The increasing reliance on data mining algorithms to build models unguided by human expertise may be partly responsible for the reproducibility crisis, in which attempts to replicate published research findings often fail. Results reported with data-mined models are inherently not reproducible, since they will almost certainly include nuisance variables that improve the model’s in-sample fit, while undermining the out-of-sample success.

12 Conclusion

The Monte Carlo simulations reported here illustrate the validity of the theoretical argument of Calude and Longo [9] that spurious correlations are endemic in large data sets and, consequently, “Too much information tends to behave like very little information,” in that the performance of data-mined models is more likely to be misleading when a large number of variables are analyzed.

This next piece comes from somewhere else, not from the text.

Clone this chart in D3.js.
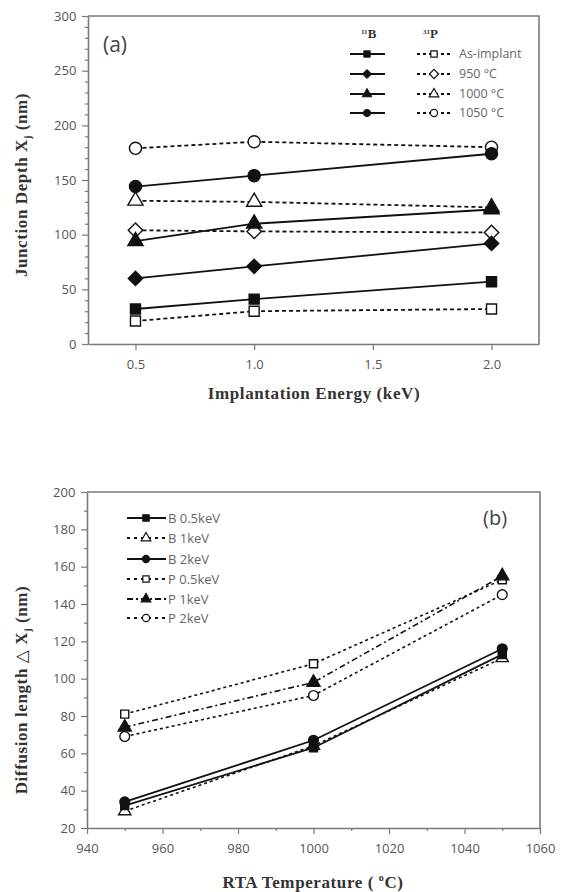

Models are more likely to be useful and the results are more likely to be reproducible if expert opinion is used to select a plausible list of explanatory variables, instead of viewing human expertise as an unhelpful constraint on knowledge discovery. This is a corollary of the paradox of big data: the larger the number of possible explanatory variables, the more important is human expertise.

Bayesian methods provide a flexible alternative to using domain knowledge to select explanatory variables. Instead of forcing variable coefficients to either be zero or unconstrained, prior distributions can be used to convey expert knowledge and uncertainty. Ridge regression and other penalized regression procedures that shrink the estimated coefficients toward zero implicitly use spherical prior distributions for the coefficients, though other distributions may be preferred [31, 32].

The reliance on computer algorithms to select useful explanatory variables will continue to be problematic until computers acquire the common sense, wisdom, and expertise needed to distinguish between meaningful and meaningless patterns.